The birds are extraordinary — the wetland lies along a major migratory corridor and hosts species that travel from Central Asia and Siberia to winter here. During peak season, the shoreline becomes something close to chaos: herons, egrets, ducks, fishing eagles, and dozens of species most visitors have never seen before. But you don't need to be a birder to feel it. You just need to stand still long enough.
"The fishermen know where the dolphins surface and when. They know which mornings are worth getting up early for. That knowledge doesn't appear on any app."
A Note on Growing Up Here
I left Bordoloi Nagar without fully understanding what I was leaving behind.
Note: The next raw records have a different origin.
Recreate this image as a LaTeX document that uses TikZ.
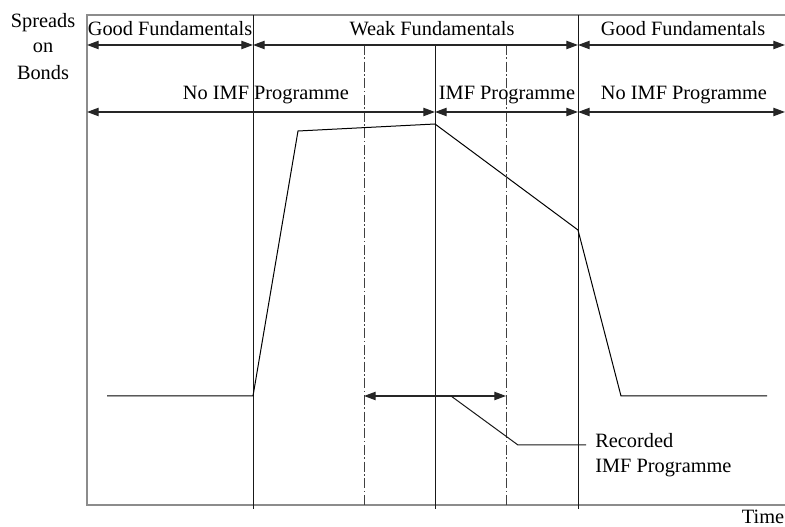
\documentclass[tikz,border=0pt]{standalone}
\usepackage{fontspec}
\setmainfont{Liberation Serif}
\usetikzlibrary{arrows.meta}
\begin{document}
\begin{tikzpicture}[x=0.6pt,y=-0.6pt,
  lbl/.style={anchor=base,inner sep=0pt,font=\fontsize{12.2}{14}\selectfont},
  frame/.style={draw=black!45,line width=0.7pt},
  solid line/.style={draw=black!90,line width=0.6pt},
  dd/.style={draw=black!75,line width=0.45pt,dash pattern=on 6pt off 1.5pt on 1pt off 1.5pt},
  span/.style={draw=black!85,line width=0.75pt,{Triangle[length=7pt,width=5pt]}-{Triangle[length=7pt,width=5pt]}},
  curve/.style={draw=black,line width=0.6pt,line join=miter}]
\useasboundingbox (0,0) rectangle (785,527);
% frame
\draw[frame] (785,15) -- (87,15) -- (87,505) -- (785,505);
% vertical dividers
\coordinate (v1t) at (253,15); \coordinate (v1b) at (253,509);
\coordinate (v2t) at (435,45); \coordinate (v2b) at (435,509);
\coordinate (v3t) at (578,15); \coordinate (v3b) at (578,509);
\draw[solid line] (v1t) -- (v1b);
\draw[solid line] (v2t) -- (v2b);
\draw[solid line] (v3t) -- (v3b);
% dash-dot lines
\coordinate (d1t) at (364,45); \coordinate (d1b) at (364,505);
\coordinate (d2t) at (506,45); \coordinate (d2b) at (506,505);
\draw[dd] (d1t) -- (d1b);
\draw[dd] (d2t) -- (d2b);
% row 1 arrows
\coordinate (r1a) at (87,45); \coordinate (r1b) at (253,45);
\coordinate (r1c) at (578,45); \coordinate (r1d) at (785,45);
\draw[span] (r1a) -- (r1b);
\draw[span] (r1b) -- (r1c);
\draw[span] (r1c) -- (r1d);
% row 2 arrows
\coordinate (r2a) at (87,112); \coordinate (r2b) at (435,112);
\coordinate (r2c) at (578,112); \coordinate (r2d) at (785,112);
\draw[span] (r2a) -- (r2b);
\draw[span] (r2b) -- (r2c);
\draw[span] (r2c) -- (r2d);
% labels
\node[lbl] (gf1) at (170,36) {Good Fundamentals};
\node[lbl] (wf) at (432,36) {Weak Fundamentals};
\node[lbl] (gf2) at (683,36) {Good Fundamentals};
\node[lbl] (ni1) at (266,100) {No IMF Programme};
\node[lbl] (ip) at (507,100) {IMF Programme};
\node[lbl] (ni2) at (684,100) {No IMF Programme};
\node[lbl] (ax1) at (43,28) {Spreads};
\node[lbl] (ax2) at (43,53) {on};
\node[lbl] (ax3) at (43,80) {Bonds};
\node[lbl] (time) at (763,524) {Time};
% spread curve
\coordinate (c1) at (107,396); \coordinate (c2) at (253,396);
\coordinate (c3) at (298,131); \coordinate (c4) at (435,124);
\coordinate (c5) at (578,230); \coordinate (c6) at (621,396);
\coordinate (c7) at (767,396);
\draw[curve] (c1) -- (c2) -- (c3) -- (c4) -- (c5) -- (c6) -- (c7);
% recorded programme
\coordinate (ra) at (364,396); \coordinate (rb) at (506,396);
\draw[span] (ra) -- (rb);
\coordinate (l1) at (451,396); \coordinate (l2) at (518,445); \coordinate (l3) at (586,445);
\draw[solid line] (l1) -- (l2) -- (l3);
\node[lbl,anchor=base west] (rec1) at (595,448) {Recorded};
\node[lbl,anchor=base west] (rec2) at (595,473) {IMF Programme};
\end{tikzpicture}
\end{document}
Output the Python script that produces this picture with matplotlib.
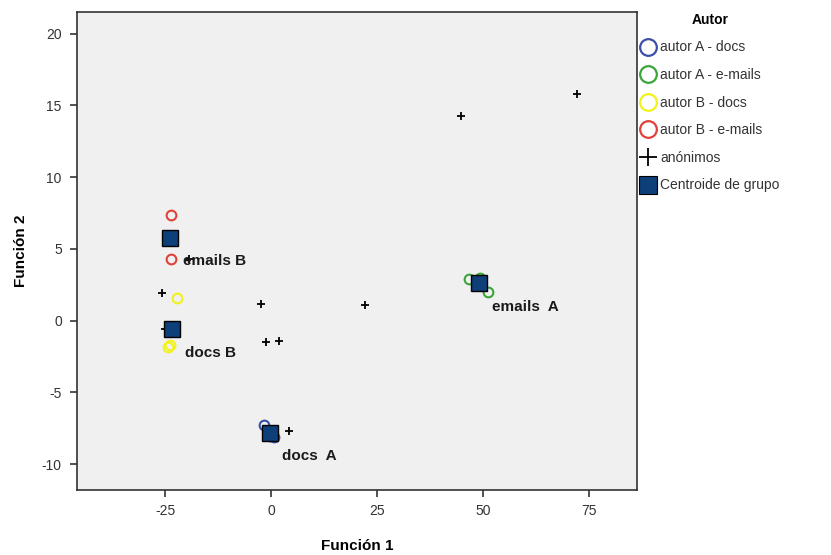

Most people who visit Maguri Beel save up for it, plan around it, travel hours to reach it. I used to walk there on an ordinary Tuesday evening because I felt like watching the sunset. That proximity — the casualness of it — made me take it for granted in the way you take for granted anything that has always been there.
I understand it differently now. Maguri Beel is not a backdrop. It is, quietly and without ceremony, one of the most beautiful places in India. The kind of place that stays with you long after you've left — not because it was dramatic or spectacular, but because it was real, and still, and entirely itself.
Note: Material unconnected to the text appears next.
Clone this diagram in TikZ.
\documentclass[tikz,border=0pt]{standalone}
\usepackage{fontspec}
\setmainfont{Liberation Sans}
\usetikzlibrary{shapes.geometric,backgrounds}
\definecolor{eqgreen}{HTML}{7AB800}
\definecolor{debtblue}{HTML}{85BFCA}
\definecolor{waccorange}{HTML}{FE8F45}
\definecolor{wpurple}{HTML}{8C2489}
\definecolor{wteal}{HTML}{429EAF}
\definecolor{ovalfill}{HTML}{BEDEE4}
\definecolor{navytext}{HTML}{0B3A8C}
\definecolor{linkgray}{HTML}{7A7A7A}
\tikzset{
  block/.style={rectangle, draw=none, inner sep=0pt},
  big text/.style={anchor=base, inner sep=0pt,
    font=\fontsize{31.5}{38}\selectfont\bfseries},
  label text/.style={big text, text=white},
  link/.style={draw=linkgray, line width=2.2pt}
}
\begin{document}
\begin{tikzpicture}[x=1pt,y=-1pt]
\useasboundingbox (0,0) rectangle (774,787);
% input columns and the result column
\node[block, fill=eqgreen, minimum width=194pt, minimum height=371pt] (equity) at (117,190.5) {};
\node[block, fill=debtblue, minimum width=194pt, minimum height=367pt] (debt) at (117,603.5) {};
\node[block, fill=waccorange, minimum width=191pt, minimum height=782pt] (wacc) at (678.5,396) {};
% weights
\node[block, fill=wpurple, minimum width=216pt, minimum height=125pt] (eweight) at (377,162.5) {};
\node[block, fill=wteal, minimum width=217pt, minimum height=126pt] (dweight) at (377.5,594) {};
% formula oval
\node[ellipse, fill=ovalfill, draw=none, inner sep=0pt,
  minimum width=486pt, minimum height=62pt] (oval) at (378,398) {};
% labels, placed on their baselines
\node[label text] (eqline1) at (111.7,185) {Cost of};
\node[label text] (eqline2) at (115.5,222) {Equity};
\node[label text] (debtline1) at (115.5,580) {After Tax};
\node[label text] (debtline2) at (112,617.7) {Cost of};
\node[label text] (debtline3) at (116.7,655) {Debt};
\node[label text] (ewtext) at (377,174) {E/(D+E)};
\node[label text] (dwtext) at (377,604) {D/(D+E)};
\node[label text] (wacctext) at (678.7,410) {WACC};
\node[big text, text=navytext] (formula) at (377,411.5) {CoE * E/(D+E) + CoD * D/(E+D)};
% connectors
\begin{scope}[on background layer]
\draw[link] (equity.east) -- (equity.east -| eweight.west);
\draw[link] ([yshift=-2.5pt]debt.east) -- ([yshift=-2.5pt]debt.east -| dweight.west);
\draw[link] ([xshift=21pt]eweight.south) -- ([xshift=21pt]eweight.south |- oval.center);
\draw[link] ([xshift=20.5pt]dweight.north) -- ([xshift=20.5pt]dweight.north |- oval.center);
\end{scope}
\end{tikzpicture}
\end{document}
The world should know it exists.
Getting There
Maguri Beel is about 12 kilometres from Tinsukia town, accessible via Guijan Ghat road. The nearest airport is Dibrugarh (approximately 60 km). Most visitors come between November and April, when migratory birds are present and the weather is clear.
The best way to see it is by boat — a local wooden boat, not a tourist launch. Early morning, before 7am, is when the dolphins are most active and the light is best for photography. Ask at Guijan Ghat and go with a local boatman who knows the channels well.